● **REQUIREMENTS**
Leaving out the pictures, retype all the material exactly.

● **MATERIAL PROVIDED**
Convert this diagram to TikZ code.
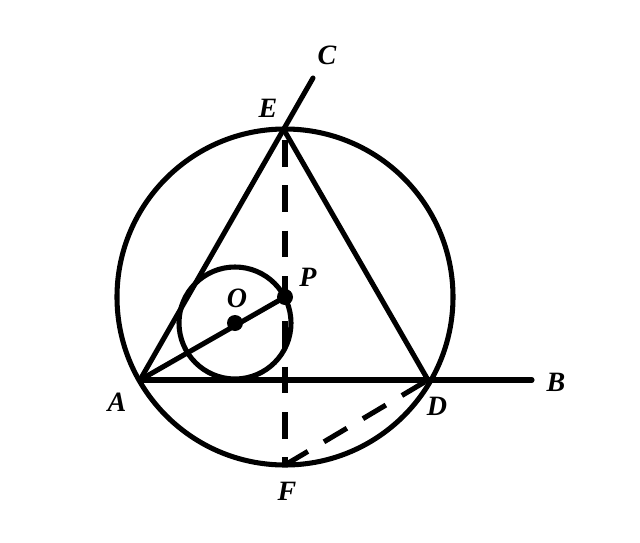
\documentclass[tikz,border=0pt]{standalone}
\usepackage{fontspec}
\setmainfont{Liberation Serif}
\begin{document}
\begin{tikzpicture}[x=0.75pt,y=-0.75pt,
  geo/.style={line width=3.8pt,line cap=round,line join=round},
  dsh/.style={line width=3.8pt,dash pattern=on 20pt off 14pt},
  lbl/.style={font=\fontsize{21}{24}\selectfont\bfseries\itshape,inner sep=0pt},
  dot/.style={circle,fill=black,minimum size=12pt,inner sep=0pt}]
\useasboundingbox (0,0) rectangle (640,543);
\coordinate (M) at (285,297);
\coordinate (A) at (140,380);
\coordinate (D) at (428,380);
\coordinate (B) at (532,380);
\coordinate (E) at (284,130);
\coordinate (C) at (313,78);
\coordinate (F) at (285,465);
\coordinate (Oc) at (235,323);
\coordinate (Pc) at (285,297);
\draw[geo] (M) circle[radius=168];
\draw[geo] (Oc) circle[radius=56];
\draw[geo] (A) -- (B);
\draw[geo] (A) -- (C);
\draw[geo] (E) -- (D);
\draw[geo] (A) -- (Pc);
\draw[dsh] (285,140) -- (F);
\draw[dsh] (F) -- (D);
\node[dot] (O) at (Oc) {};
\node[dot] (P) at (Pc) {};
\node[lbl] (lC) at (327,55) {C};
\node[lbl] (lE) at (268,108) {E};
\node[lbl] (lP) at (308,277) {P};
\node[lbl] (lO) at (237,298) {O};
\node[lbl] (lA) at (117,402) {A};
\node[lbl] (lB) at (556,382) {B};
\node[lbl] (lD) at (437,406) {D};
\node[lbl] (lF) at (287,491) {F};
\end{tikzpicture}
\end{document}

● **COMPLETE RESPONSE**
Convert this diagram to TikZ code.
\documentclass[tikz,border=0pt]{standalone}
\usepackage{fontspec}
\setmainfont{Liberation Serif}
\begin{document}
\begin{tikzpicture}[x=0.75pt,y=-0.75pt,
  geo/.style={line width=3.8pt,line cap=round,line join=round},
  dsh/.style={line width=3.8pt,dash pattern=on 20pt off 14pt},
  lbl/.style={font=\fontsize{21}{24}\selectfont\bfseries\itshape,inner sep=0pt},
  dot/.style={circle,fill=black,minimum size=12pt,inner sep=0pt}]
\useasboundingbox (0,0) rectangle (640,543);
\coordinate (M) at (285,297);
\coordinate (A) at (140,380);
\coordinate (D) at (428,380);
\coordinate (B) at (532,380);
\coordinate (E) at (284,130);
\coordinate (C) at (313,78);
\coordinate (F) at (285,465);
\coordinate (Oc) at (235,323);
\coordinate (Pc) at (285,297);
\draw[geo] (M) circle[radius=168];
\draw[geo] (Oc) circle[radius=56];
\draw[geo] (A) -- (B);
\draw[geo] (A) -- (C);
\draw[geo] (E) -- (D);
\draw[geo] (A) -- (Pc);
\draw[dsh] (285,140) -- (F);
\draw[dsh] (F) -- (D);
\node[dot] (O) at (Oc) {};
\node[dot] (P) at (Pc) {};
\node[lbl] (lC) at (327,55) {C};
\node[lbl] (lE) at (268,108) {E};
\node[lbl] (lP) at (308,277) {P};
\node[lbl] (lO) at (237,298) {O};
\node[lbl] (lA) at (117,402) {A};
\node[lbl] (lB) at (556,382) {B};
\node[lbl] (lD) at (437,406) {D};
\node[lbl] (lF) at (287,491) {F};
\end{tikzpicture}
\end{document}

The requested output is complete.